The signing is relevant to the Chicago Cubs’ offseason plans in a number of respects. First, and most plainly, it takes Hudson off of the market, though the Cubs hadn’t been connected to him, and, given his age (38), he wasn’t likely to be interested in signing with the Cubs anyway. Second, the deal probably takes the Giants out of the market for another starting pitcher. They’d been connected to Bronson Arroyo, among others, and seemed like a natural fit for Phil Hughes. The Cubs have been connected to Arroyo and Hughes, the latter of which has always intrigued me (at 27 and coming off a down year with interesting peripherals, shouldn’t his agent be steering him to a one-year deal with a team like the Cubs? He could see his value rebound, and get traded midseason, thus eliminating the possibility that he could be dragged down by draft pick compensation after 2014.).
Third, and most broadly, the Hudson deal is the first indicator – other than the Tim Lincecum deal, which was bizarre for many reasons (wow, both early deals are for pitchers named Tim by the Giants!) – we have on the second tier starting pitching market. The top tier arms – Masahiro Tanaka, Matt Garza, Ervin Santana, and to a lesser extent Ricky Nolasco and Hiroki Kuroda – won’t really have their value set by external forces like a Tim Hudson signing.
The next tier, however – the Ubaldo Jimenez, Scott Feldman, Bartolo Colon, Bronson Arroyo, Dan Haren, Josh Johnson, Phil Hughes, etc. types – could be impacted, at least in part, by the price the Giants just set on Hudson. None are direct correlatives, but you can use the Hudson deal is a starting point for conversations about value. “If Hudson, at his age and with his injury – but with his performance and consistency – is worth $23 million over two years, Player X has gotta be worth at least $Y million over Z years.” The Cubs have been connected, at least by the thinnest of threads, to Jimenez, Arroyo, Johnson and Hughes. Jimenez will almost certainly get another year or two on his deal, while Arroyo will probably be in the same ballpark (pass). Johnson and Hughes are odd birds, thanks to Johnson’s arm troubles (but super high upside) and Hughes’ potentially unique contract situation (as discussed above). If Hughes would take a two or three-year deal guided by Hudson’s signing, however, I’d hope the Cubs would be interested.

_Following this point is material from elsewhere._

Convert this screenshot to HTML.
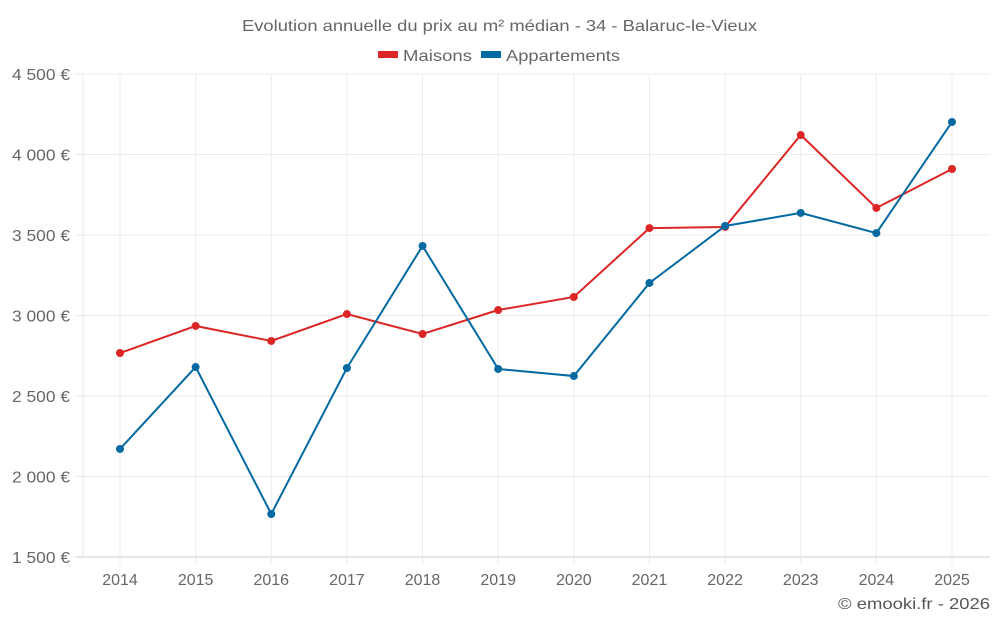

If Hudson is at two years and $23 million, perhaps Hughes’ value is somewhere around two years and $15 million? Or three years and $21 million? (Once again, though, if I’m Hughes, I’m looking for the best-paying one-year deal I can find in a spacious ballpark (or with a pitching coach like Chris Bosio) on a team that is likely to trade me. How about the Cubs offer him one year and $7 to $9 million?)
I tend to think the Hudson deal is solid for both sides, by the way. Hudson gets two more guaranteed years before he’s 40, and another big-ish score despite that gruesome ankle injury. The Giants, who presumably will thoroughly check that ankle, get a guy who is consistently above average without relying on velocity, and they get it for a short-term, low-risk (relatively speaking) deal.